Is this how Apple plans to fight alternative payments in the US?

 

Apple has added warnings discouraging users from downloading apps that use alternative payments on the EU App Store, it has emerged.

So now many are asking: is that what’s about to happen in the US, too?

As noted by both The Verge and Daring Fireball, app developer Viktor Maric’s X post shows a warning on the product page of Instacar, a Hungarian app which allows users to scan licence plates to check a used car before they buy.

The App Store listing also links through to an information page about alternative payment options in the EU, which appears to have been set up after the introduction of the Digital Markets Act.

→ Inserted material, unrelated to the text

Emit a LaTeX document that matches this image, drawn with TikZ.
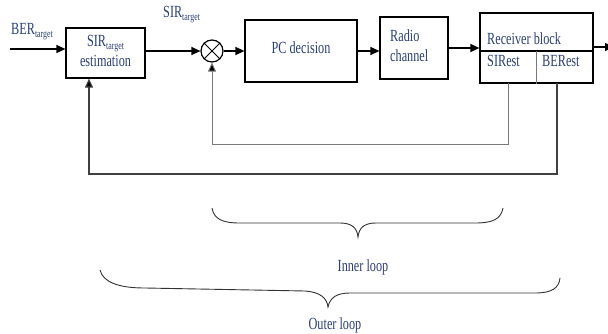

The DMA is an EU law designed to open up competition on digital storefronts, which forced Apple to allow developers to offer payments through other providers.

From earlier this month: ‘It’s official: Apple has removed US App Store payment restrictions’.

In order to offer those alternative payments, however, EU developers had to sign new App Store terms that are so egregious that very few developers adopted them.

Still, it seems Instacar is one of the few developers to have signed the new terms, so Apple appears to have added the warning to the app’s product page to further discourage users from downloading the app.

Apple is facing a tidal wave of developers offering payments outside of its own App Store infrastructure after a US judge forced the tech giant to lift all outside payment restrictions with immediate effect two weeks ago.

Spotify and Patreon have already pushed updates live that offer users web-based payments, which effectively dodge the 30% commission Apple takes on all in-app purchases made through the App Store.

Many game developers are expected to follow suit in the coming weeks, but to date, Apple has not added the warnings to the apps taking advantage of the new ruling, which only applies to the US App Store. It’s worth noting that the US ruling removes ‘scare screens’ from the payment flow in-app, but did not mention the App Store product page, leaving some leeway for Apple to add in these warnings for US customers.